PROBLEM TO WORK ON - Leave out the images and repeat the listing below without a single change.
>> BEGIN INFORMATION SUPPLIED
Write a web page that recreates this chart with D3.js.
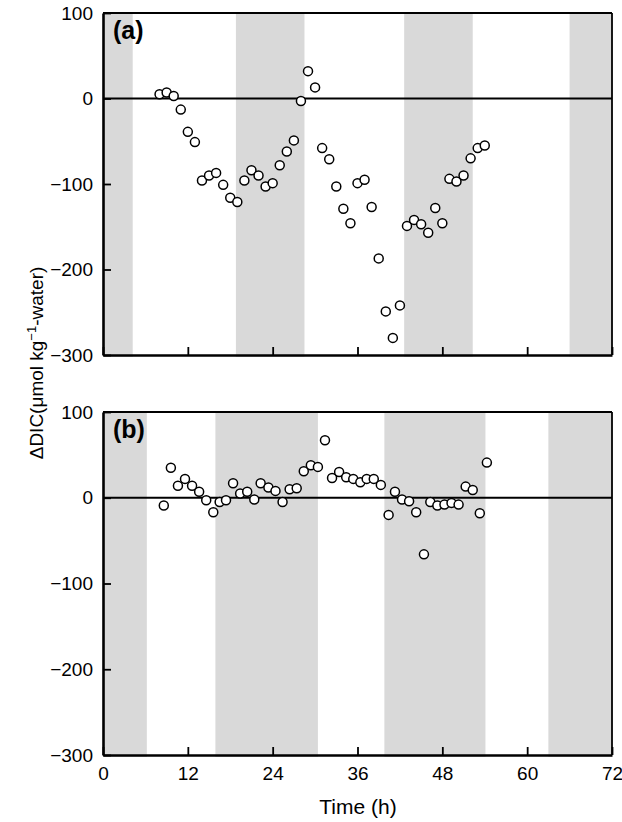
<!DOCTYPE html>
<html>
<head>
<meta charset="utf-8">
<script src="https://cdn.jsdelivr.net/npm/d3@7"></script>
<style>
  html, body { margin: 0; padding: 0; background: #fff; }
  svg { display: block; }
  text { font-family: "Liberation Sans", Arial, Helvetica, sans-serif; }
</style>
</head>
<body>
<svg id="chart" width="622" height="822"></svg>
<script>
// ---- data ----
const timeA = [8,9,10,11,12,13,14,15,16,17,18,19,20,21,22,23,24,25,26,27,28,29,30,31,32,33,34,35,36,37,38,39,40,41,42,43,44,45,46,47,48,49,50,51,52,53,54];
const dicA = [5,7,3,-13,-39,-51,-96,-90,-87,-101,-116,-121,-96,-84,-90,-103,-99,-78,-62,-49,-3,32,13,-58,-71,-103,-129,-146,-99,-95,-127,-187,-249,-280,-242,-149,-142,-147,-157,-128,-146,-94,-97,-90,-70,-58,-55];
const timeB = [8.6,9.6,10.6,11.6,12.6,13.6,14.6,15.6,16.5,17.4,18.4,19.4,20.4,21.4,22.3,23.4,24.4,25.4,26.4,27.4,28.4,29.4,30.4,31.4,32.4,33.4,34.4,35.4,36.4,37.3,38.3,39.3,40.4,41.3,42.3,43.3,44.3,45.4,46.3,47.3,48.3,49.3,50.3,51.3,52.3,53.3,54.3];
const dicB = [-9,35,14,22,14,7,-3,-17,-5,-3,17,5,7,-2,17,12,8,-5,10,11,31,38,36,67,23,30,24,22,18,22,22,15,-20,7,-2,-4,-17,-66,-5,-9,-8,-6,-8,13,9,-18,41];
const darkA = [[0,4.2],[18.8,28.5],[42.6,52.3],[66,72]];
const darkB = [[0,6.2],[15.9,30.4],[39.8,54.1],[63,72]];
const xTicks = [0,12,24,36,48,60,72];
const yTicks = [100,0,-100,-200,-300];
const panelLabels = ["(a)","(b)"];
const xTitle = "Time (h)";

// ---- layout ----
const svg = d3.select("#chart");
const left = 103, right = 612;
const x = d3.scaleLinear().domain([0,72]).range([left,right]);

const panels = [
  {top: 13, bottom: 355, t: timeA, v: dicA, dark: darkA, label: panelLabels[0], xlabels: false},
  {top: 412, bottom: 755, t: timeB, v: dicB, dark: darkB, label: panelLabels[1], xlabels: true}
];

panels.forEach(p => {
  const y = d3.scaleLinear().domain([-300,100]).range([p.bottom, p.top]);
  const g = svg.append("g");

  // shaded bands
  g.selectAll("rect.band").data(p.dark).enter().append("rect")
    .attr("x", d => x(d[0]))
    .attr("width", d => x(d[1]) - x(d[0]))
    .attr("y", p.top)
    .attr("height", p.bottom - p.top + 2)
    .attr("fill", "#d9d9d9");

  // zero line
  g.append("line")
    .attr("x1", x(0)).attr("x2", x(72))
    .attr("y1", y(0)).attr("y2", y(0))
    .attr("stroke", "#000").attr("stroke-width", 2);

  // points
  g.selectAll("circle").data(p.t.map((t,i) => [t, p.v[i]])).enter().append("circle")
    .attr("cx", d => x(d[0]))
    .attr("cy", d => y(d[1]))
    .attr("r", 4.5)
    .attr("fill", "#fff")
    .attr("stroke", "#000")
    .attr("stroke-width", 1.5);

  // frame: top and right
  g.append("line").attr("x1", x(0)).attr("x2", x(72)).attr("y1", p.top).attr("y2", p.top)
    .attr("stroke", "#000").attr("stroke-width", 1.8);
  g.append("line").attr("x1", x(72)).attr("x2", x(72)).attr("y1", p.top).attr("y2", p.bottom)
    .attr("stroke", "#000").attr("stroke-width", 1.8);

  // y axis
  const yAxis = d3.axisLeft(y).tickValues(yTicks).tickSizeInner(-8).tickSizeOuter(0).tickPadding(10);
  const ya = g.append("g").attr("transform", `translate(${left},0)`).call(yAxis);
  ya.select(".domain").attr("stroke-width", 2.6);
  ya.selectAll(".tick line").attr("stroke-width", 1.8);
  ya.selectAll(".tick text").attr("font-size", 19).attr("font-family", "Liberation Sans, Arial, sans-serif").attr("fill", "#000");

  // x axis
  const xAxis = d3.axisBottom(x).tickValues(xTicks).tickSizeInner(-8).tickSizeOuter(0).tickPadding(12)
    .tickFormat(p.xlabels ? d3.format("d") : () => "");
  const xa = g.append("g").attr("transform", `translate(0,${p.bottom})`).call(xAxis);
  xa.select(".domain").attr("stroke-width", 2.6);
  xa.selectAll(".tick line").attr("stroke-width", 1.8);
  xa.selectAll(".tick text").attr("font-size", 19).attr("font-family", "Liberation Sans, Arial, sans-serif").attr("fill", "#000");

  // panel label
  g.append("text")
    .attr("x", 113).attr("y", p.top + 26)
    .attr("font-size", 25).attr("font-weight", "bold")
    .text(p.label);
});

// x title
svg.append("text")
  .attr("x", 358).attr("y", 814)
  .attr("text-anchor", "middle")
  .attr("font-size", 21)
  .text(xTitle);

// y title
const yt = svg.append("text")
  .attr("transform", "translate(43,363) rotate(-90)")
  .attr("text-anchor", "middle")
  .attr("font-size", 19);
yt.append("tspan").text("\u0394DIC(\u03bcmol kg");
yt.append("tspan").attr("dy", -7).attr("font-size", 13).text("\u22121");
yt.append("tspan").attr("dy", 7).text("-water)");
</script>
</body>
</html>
>> END INFORMATION SUPPLIED
ANSWER TO THIS EXERCISE -
Write a web page that recreates this chart with D3.js.
<!DOCTYPE html>
<html>
<head>
<meta charset="utf-8">
<script src="https://cdn.jsdelivr.net/npm/d3@7"></script>
<style>
  html, body { margin: 0; padding: 0; background: #fff; }
  svg { display: block; }
  text { font-family: "Liberation Sans", Arial, Helvetica, sans-serif; }
</style>
</head>
<body>
<svg id="chart" width="622" height="822"></svg>
<script>
// ---- data ----
const timeA = [8,9,10,11,12,13,14,15,16,17,18,19,20,21,22,23,24,25,26,27,28,29,30,31,32,33,34,35,36,37,38,39,40,41,42,43,44,45,46,47,48,49,50,51,52,53,54];
const dicA = [5,7,3,-13,-39,-51,-96,-90,-87,-101,-116,-121,-96,-84,-90,-103,-99,-78,-62,-49,-3,32,13,-58,-71,-103,-129,-146,-99,-95,-127,-187,-249,-280,-242,-149,-142,-147,-157,-128,-146,-94,-97,-90,-70,-58,-55];
const timeB = [8.6,9.6,10.6,11.6,12.6,13.6,14.6,15.6,16.5,17.4,18.4,19.4,20.4,21.4,22.3,23.4,24.4,25.4,26.4,27.4,28.4,29.4,30.4,31.4,32.4,33.4,34.4,35.4,36.4,37.3,38.3,39.3,40.4,41.3,42.3,43.3,44.3,45.4,46.3,47.3,48.3,49.3,50.3,51.3,52.3,53.3,54.3];
const dicB = [-9,35,14,22,14,7,-3,-17,-5,-3,17,5,7,-2,17,12,8,-5,10,11,31,38,36,67,23,30,24,22,18,22,22,15,-20,7,-2,-4,-17,-66,-5,-9,-8,-6,-8,13,9,-18,41];
const darkA = [[0,4.2],[18.8,28.5],[42.6,52.3],[66,72]];
const darkB = [[0,6.2],[15.9,30.4],[39.8,54.1],[63,72]];
const xTicks = [0,12,24,36,48,60,72];
const yTicks = [100,0,-100,-200,-300];
const panelLabels = ["(a)","(b)"];
const xTitle = "Time (h)";

// ---- layout ----
const svg = d3.select("#chart");
const left = 103, right = 612;
const x = d3.scaleLinear().domain([0,72]).range([left,right]);

const panels = [
  {top: 13, bottom: 355, t: timeA, v: dicA, dark: darkA, label: panelLabels[0], xlabels: false},
  {top: 412, bottom: 755, t: timeB, v: dicB, dark: darkB, label: panelLabels[1], xlabels: true}
];

panels.forEach(p => {
  const y = d3.scaleLinear().domain([-300,100]).range([p.bottom, p.top]);
  const g = svg.append("g");

  // shaded bands
  g.selectAll("rect.band").data(p.dark).enter().append("rect")
    .attr("x", d => x(d[0]))
    .attr("width", d => x(d[1]) - x(d[0]))
    .attr("y", p.top)
    .attr("height", p.bottom - p.top + 2)
    .attr("fill", "#d9d9d9");

  // zero line
  g.append("line")
    .attr("x1", x(0)).attr("x2", x(72))
    .attr("y1", y(0)).attr("y2", y(0))
    .attr("stroke", "#000").attr("stroke-width", 2);

  // points
  g.selectAll("circle").data(p.t.map((t,i) => [t, p.v[i]])).enter().append("circle")
    .attr("cx", d => x(d[0]))
    .attr("cy", d => y(d[1]))
    .attr("r", 4.5)
    .attr("fill", "#fff")
    .attr("stroke", "#000")
    .attr("stroke-width", 1.5);

  // frame: top and right
  g.append("line").attr("x1", x(0)).attr("x2", x(72)).attr("y1", p.top).attr("y2", p.top)
    .attr("stroke", "#000").attr("stroke-width", 1.8);
  g.append("line").attr("x1", x(72)).attr("x2", x(72)).attr("y1", p.top).attr("y2", p.bottom)
    .attr("stroke", "#000").attr("stroke-width", 1.8);

  // y axis
  const yAxis = d3.axisLeft(y).tickValues(yTicks).tickSizeInner(-8).tickSizeOuter(0).tickPadding(10);
  const ya = g.append("g").attr("transform", `translate(${left},0)`).call(yAxis);
  ya.select(".domain").attr("stroke-width", 2.6);
  ya.selectAll(".tick line").attr("stroke-width", 1.8);
  ya.selectAll(".tick text").attr("font-size", 19).attr("font-family", "Liberation Sans, Arial, sans-serif").attr("fill", "#000");

  // x axis
  const xAxis = d3.axisBottom(x).tickValues(xTicks).tickSizeInner(-8).tickSizeOuter(0).tickPadding(12)
    .tickFormat(p.xlabels ? d3.format("d") : () => "");
  const xa = g.append("g").attr("transform", `translate(0,${p.bottom})`).call(xAxis);
  xa.select(".domain").attr("stroke-width", 2.6);
  xa.selectAll(".tick line").attr("stroke-width", 1.8);
  xa.selectAll(".tick text").attr("font-size", 19).attr("font-family", "Liberation Sans, Arial, sans-serif").attr("fill", "#000");

  // panel label
  g.append("text")
    .attr("x", 113).attr("y", p.top + 26)
    .attr("font-size", 25).attr("font-weight", "bold")
    .text(p.label);
});

// x title
svg.append("text")
  .attr("x", 358).attr("y", 814)
  .attr("text-anchor", "middle")
  .attr("font-size", 21)
  .text(xTitle);

// y title
const yt = svg.append("text")
  .attr("transform", "translate(43,363) rotate(-90)")
  .attr("text-anchor", "middle")
  .attr("font-size", 19);
yt.append("tspan").text("\u0394DIC(\u03bcmol kg");
yt.append("tspan").attr("dy", -7).attr("font-size", 13).text("\u22121");
yt.append("tspan").attr("dy", 7).text("-water)");
</script>
</body>
</html>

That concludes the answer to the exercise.